I've heard the D* sales pitch clowns that walk around bugging customers at Best Buy saying that D* broadcasts all HD channels in 1080p. What a laugh :lol:


----------



## tonyd79 (Jul 24, 2006)

"HuskerHarley" said:


> Yes ..very big difference between a lie and uninformed customer service representative but it starts with someone telling them to put that kind of information out in the first place knowing darn well it's nothing more than fabrication to draw customers in.


Big assumption. More likely a misunderstanding of the person who gave you the info.


----------



## spanishannouncetable (Apr 23, 2002)

Remember -










:lol:


----------



## HuskerHarley (Feb 8, 2012)

As I was speaking to the CSR, I basically called "BS" on 1080P, she asked if I would like to talk with someone with more technical knowledge, I said sure, put em on, after some time, she came back on the line and informed me that it was 1080P, I once again asked her to name one provider (ABC,NBC,FOX,CBS,,,etc.) broadcasting in 1080P, she said, after another longer hold, DTV broadcast all HD in 1080P.

Bottom line,,,she's not at fault, it's ((DTV)) for bending the truth to make sales-->IMO.

I'm still gonna switch to DTV, but, I don't trust them!-->:contract:

HH


----------



## tonyd79 (Jul 24, 2006)

HuskerHarley said:


> As I was speaking to the CSR, I basically called "BS" on 1080P, she asked if I would like to talk with someone with more technical knowledge, I said sure, put em on, after some time, she came back on the line and informed me that it was 1080P, I once again asked her to name one provider (ABC,NBC,FOX,CBS,,,etc.) broadcasting in 1080P, she said, after another longer hold, DTV broadcast all HD in 1080P.
> 
> Bottom line,,,she's not at fault, it's ((DTV)) for bending the truth to make sales-->IMO.
> 
> ...


She talked to someone sitting next to her. There is zero value in making that lie a sales tactic. What they do not do well is educate their people. So, you basically believe the story that some random person told you that they verified it with someone technical so you can believe that a company is just outright lying to make a sale or two. The more likely scenario is that she didn't check anything with anyone "technical."


----------



## HuskerHarley (Feb 8, 2012)

tonyd79 said:


> She talked to someone sitting next to her. There is zero value in making that lie a sales tactic. What they do not do well is educate their people. So, you basically believe the story that some random person told you that they verified it with someone technical so you can believe that a company is just outright lying to make a sale or two. The more likely scenario is that she didn't check anything with anyone "technical."


(((There is zero value in making that lie a sales tactic.)))
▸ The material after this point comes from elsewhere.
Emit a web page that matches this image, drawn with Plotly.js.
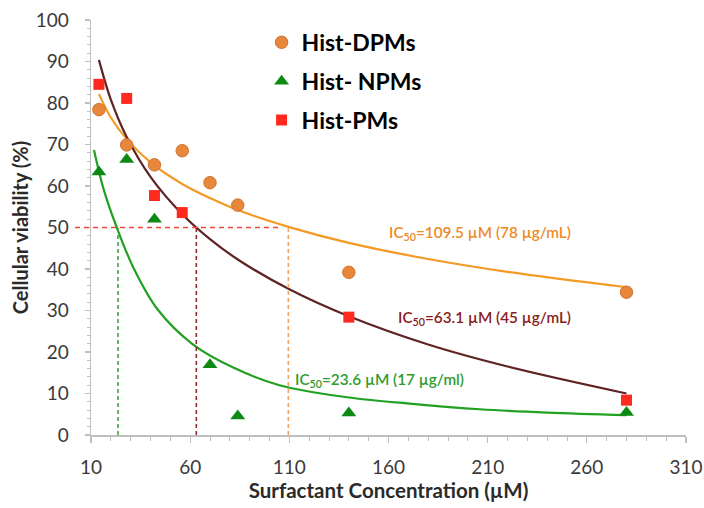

I think it's a very good tactic for them, not everyone knows the difference between Interlaced & Progressive, any thing to land a sale is the motto of some salespeople.

I've been around the block more than once, and "I" know when someone is blowing ____ __ __ ___! I knew it wasn't being broadcast in 1080P from the providers, she was trying to convince me that they (DTV) was passing along an original broadcast 1080P signal via their 1080P transmission,,,When she offered me a chat with a TECH and she came back on the line,,well,,,RED-FLAG!

Hell,,,I wish it was 1080P,,My Pioneer Pro-151 & 111 both love being fed 1080P!!

Like I said, I don't trust DTV, DISH or TWC but when your faced with 3 piles of crap, it gets hard trying to figure out which blend will you be happiest with.-->

HH


----------



## P Smith (Jul 25, 2002)

At least you got all pertinent info here... and now can relax with big smile... You are smarter and more knowledgeable and these &^%$&^% didn't fool you !


----------



## veryoldschool (Dec 10, 2006)

HuskerHarley said:


> Like I said...
> 
> HH


I've been reading this thread and sort of laughing at the U-who rep who knocked on my door. She didn't have a clue, but "they have blu-ray quality" !rolling


----------



## HuskerHarley (Feb 8, 2012)

P Smith said:


> At least you got all pertinent info here... and now can relax with big smile... You are smarter and more knowledgeable and these &^%$&^% didn't fool you !


:goodjob:

Ya got that right,,Thanks to help I received in the thread about, not getting screwed, I'm armed with just enough information to be satisfied.

HH


----------



## HoTat2 (Nov 16, 2005)

tonyd79 said:


> ... The more likely scenario is that she didn't check anything with anyone "technical."


But I wonder is it realistic to think a front-line CSR sitting in a cubical at a call center somewhere would have anyone truly technical in areas like this at their disposal?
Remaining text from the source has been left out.